Today, she finds herself in a drama-free, mutually supportive, low profile relationship. She has also accepted responsibility for her overexposed tabloid dramas, pointing out that in the past, if she didn’t wish a friend happy birthday on Instagram, there would be automatic reports of broken friendships, even if they had celebrated together.

Because we didn’t post about it, it didn’t happen – and I realized I had done that. I created an expectation that everything in my life that happened, people would see.


Taylor Swift in The Guardian

Taylor went from petty to maturity

It’s not as though Taylor has stopped integrating her relationships into her music and lyrics—it’s just that her relationship to relationships has evolved, and by extension, so has her music. Her album Lover, released in 2019, is very much about Alwyn.

Taylor likens its writing to feeling like “I could take a full deep breath again.” In the track “London Boy,” she lists their favourite hangouts around the city and describes her new appreciation of watching rugby matches with him and his friends. In “Afterglow,” she asks him to forgive her anxious tendencies to jump to conclusions and assume the worst. In “Daylight,” the album’s final song, she includes a spoken word part at the end, saying, “I want to be defined by the things that I love. Not the things that I hate, not the things I’m afraid of, the things that haunt me in the middle of the night.” 

Muse though Alwyn may be for her latest love songs, their relationship is one of the only things she won’t discuss publicly these days. “I’ve learned that if I do, people think it’s up for discussion, and our relationship isn’t up for discussion,” she says.

That’s where the boundary is, and that’s where my life has become manageable. I really want to keep it feeling manageable.

Taking a few steps away from her showy past toward a more subtle future, she says, “I know the difference between making art and living your life like a reality star…even if it’s hard for other people to grasp, my definition is really clear.” 

Although some fans have worried that some of the breakup songs on her most recent album, Folklore, released in July, are about Alwyn, Swift has described how her latest songs are a combination of real life and made up characters.

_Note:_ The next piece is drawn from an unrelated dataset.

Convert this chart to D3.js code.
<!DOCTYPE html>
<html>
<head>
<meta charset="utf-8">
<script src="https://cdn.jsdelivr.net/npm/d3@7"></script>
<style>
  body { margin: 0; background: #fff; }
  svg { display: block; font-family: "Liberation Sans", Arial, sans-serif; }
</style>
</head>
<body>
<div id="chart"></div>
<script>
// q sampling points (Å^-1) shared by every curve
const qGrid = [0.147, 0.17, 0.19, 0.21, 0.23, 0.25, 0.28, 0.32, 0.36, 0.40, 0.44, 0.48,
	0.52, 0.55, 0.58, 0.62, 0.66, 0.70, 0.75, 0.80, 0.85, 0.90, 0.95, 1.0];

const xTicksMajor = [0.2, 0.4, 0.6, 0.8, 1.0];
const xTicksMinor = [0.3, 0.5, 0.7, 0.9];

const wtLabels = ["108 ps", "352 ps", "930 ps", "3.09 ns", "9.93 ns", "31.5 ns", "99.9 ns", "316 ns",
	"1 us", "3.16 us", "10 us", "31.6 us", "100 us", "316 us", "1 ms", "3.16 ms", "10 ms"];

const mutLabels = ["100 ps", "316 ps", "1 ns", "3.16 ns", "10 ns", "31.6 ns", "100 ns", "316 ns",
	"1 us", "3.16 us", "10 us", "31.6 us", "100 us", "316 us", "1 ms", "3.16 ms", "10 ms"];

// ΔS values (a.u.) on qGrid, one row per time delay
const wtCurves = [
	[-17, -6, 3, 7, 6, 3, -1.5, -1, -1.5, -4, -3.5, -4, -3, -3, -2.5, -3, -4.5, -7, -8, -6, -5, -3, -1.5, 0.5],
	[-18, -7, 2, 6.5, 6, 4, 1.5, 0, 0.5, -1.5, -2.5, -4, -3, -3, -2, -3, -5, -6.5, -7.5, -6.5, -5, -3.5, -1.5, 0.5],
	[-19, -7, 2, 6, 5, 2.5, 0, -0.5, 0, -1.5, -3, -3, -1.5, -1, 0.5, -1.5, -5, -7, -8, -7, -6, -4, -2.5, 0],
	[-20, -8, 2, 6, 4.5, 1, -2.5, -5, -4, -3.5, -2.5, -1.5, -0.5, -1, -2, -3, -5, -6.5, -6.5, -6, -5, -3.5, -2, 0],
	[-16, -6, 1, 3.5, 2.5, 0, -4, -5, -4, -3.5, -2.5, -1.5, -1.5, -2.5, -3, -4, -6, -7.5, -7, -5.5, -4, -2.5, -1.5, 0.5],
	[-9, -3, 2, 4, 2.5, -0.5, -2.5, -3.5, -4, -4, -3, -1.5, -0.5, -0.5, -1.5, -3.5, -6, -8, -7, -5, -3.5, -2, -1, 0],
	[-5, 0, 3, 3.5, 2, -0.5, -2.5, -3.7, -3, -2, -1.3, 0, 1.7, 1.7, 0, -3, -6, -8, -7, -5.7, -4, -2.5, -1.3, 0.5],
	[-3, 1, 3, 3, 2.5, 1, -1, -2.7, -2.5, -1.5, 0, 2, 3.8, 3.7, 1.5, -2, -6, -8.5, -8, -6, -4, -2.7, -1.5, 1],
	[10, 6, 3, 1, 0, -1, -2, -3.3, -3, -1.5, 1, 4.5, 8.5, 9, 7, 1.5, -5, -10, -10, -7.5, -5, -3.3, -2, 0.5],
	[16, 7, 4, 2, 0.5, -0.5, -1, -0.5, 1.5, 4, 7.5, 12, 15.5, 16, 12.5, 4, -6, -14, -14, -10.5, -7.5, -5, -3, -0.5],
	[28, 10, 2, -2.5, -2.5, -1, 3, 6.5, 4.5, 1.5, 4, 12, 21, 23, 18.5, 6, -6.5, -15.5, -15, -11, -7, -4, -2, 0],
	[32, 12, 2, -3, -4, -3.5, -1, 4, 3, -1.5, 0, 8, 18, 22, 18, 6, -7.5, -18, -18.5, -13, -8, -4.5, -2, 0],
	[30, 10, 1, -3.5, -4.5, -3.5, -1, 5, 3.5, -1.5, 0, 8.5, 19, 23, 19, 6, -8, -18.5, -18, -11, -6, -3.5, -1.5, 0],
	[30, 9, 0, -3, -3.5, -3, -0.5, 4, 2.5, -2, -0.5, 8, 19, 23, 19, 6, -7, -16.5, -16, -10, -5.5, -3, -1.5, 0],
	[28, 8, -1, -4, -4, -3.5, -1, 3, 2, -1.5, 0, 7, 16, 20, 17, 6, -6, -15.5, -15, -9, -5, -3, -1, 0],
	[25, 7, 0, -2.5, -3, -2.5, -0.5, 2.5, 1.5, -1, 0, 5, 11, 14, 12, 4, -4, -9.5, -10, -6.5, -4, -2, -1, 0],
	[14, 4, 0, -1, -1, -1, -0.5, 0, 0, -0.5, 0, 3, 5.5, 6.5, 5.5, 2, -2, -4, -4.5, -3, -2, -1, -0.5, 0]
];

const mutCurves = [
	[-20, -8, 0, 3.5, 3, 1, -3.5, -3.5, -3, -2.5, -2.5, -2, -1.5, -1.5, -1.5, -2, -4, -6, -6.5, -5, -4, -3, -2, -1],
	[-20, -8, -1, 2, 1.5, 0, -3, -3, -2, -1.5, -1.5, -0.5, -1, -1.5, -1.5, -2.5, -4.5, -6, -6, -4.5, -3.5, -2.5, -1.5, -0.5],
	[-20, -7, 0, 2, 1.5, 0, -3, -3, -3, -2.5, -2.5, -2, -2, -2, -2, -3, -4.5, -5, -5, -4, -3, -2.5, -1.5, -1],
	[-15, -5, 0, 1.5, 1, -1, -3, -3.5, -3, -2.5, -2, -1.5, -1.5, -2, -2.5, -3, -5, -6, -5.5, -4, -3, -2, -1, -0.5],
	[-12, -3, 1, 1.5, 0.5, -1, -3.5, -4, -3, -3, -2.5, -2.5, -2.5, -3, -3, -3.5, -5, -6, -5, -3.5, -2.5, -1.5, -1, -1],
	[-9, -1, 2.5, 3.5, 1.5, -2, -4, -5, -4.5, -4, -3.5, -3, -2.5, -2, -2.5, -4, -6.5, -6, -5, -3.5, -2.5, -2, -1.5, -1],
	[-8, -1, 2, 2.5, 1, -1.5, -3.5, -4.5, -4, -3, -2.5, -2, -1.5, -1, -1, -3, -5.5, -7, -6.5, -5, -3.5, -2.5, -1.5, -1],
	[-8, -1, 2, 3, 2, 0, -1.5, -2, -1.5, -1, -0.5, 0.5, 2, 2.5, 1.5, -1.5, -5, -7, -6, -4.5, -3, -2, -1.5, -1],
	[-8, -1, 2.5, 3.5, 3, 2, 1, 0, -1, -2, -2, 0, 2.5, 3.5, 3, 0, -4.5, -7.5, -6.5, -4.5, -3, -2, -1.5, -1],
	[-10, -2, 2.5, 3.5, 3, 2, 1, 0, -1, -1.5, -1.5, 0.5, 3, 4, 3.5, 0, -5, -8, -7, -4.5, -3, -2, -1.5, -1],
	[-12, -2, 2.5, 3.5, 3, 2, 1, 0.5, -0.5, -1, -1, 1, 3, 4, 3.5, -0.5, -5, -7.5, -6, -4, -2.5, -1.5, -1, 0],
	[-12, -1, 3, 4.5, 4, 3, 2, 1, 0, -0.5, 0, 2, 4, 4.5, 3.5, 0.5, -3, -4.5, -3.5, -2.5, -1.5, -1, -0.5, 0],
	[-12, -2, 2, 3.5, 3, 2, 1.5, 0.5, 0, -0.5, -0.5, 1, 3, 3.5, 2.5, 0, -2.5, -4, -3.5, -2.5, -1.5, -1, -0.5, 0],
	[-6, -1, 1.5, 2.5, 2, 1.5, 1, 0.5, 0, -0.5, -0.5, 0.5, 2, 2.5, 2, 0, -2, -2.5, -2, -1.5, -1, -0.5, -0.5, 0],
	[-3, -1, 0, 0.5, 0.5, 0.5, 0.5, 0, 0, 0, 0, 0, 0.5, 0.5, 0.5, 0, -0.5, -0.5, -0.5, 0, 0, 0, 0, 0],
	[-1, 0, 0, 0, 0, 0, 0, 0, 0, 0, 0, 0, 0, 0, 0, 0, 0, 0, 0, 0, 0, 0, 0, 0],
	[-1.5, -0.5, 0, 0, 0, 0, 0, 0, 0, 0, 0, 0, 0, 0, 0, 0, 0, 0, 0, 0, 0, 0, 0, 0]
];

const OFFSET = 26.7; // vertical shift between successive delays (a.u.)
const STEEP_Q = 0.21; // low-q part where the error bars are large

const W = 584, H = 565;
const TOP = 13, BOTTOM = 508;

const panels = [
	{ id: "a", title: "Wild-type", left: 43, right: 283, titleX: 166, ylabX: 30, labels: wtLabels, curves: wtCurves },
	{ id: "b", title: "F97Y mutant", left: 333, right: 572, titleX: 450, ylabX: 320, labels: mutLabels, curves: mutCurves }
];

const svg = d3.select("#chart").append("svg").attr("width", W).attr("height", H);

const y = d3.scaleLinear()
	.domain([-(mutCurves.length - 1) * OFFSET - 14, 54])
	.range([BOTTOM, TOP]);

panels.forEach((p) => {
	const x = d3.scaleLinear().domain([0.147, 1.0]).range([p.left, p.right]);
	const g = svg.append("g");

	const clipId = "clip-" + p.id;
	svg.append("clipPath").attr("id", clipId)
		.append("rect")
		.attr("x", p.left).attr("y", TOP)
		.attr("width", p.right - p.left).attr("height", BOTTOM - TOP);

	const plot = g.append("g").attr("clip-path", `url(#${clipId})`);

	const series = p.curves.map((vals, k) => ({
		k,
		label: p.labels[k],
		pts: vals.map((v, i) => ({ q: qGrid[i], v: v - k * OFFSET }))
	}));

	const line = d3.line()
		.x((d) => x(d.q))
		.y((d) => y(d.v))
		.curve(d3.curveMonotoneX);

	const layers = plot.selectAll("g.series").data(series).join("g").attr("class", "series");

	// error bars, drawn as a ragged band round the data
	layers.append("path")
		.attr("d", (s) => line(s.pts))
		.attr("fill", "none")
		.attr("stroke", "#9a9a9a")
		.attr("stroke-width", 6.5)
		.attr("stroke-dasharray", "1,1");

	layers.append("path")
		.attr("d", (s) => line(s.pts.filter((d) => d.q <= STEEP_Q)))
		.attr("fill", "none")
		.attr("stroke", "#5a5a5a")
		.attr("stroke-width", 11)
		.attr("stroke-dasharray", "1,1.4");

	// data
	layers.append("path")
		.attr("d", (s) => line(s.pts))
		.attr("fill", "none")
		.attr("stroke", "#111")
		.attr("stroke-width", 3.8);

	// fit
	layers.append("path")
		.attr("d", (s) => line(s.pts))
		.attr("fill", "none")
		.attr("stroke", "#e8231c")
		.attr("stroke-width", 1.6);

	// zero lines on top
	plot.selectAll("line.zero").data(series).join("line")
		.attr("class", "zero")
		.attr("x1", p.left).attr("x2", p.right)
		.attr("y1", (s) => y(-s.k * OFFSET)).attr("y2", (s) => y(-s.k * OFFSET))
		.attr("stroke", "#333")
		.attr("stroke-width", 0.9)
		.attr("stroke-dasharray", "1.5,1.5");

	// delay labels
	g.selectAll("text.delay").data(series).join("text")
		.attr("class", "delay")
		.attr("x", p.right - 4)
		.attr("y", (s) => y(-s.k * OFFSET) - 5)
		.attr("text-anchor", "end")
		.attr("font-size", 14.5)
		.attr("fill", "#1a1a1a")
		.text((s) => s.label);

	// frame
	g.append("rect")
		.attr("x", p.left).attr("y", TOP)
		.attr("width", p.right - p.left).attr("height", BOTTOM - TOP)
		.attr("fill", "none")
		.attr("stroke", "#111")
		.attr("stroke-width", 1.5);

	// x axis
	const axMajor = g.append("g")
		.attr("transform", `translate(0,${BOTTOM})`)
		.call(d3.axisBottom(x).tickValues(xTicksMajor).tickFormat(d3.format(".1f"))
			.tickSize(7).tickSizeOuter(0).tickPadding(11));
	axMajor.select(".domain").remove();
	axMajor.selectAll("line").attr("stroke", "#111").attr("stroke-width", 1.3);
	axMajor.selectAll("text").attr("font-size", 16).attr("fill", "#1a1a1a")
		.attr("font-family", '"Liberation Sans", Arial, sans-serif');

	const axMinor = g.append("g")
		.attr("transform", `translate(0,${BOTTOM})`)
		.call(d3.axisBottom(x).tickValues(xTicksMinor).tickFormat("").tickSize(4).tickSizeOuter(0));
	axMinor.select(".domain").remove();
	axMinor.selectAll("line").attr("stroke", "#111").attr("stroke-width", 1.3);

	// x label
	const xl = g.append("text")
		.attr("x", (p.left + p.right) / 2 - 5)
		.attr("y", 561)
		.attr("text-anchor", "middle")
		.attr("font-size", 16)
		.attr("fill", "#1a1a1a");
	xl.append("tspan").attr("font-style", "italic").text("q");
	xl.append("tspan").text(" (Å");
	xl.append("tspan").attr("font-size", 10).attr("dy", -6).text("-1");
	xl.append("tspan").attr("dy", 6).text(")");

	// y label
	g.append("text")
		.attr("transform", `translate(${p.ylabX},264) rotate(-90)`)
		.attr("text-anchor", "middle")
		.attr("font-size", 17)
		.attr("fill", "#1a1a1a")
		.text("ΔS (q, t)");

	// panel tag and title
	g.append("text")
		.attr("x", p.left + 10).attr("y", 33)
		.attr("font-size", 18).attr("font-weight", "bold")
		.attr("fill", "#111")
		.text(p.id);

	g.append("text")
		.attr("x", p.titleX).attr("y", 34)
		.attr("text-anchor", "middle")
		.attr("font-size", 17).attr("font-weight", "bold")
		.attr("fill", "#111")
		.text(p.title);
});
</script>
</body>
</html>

For Elle, she writes, “There’s a common misconception that artists have to be miserable in order to make good art, that art and suffering go hand in hand. I’m really grateful to have learned this isn’t true. Finding happiness and inspiration at the same time has been really cool.”

Fun fact: Alwyn is actually suspected to have co-written a couple of songs under the pseudonym William Bowery. Sounds like suitable a partner in crime to me! We can all shirk old habits and learn to be happy without the need for constant public appraisal and approval: Taylor Swift is a living example.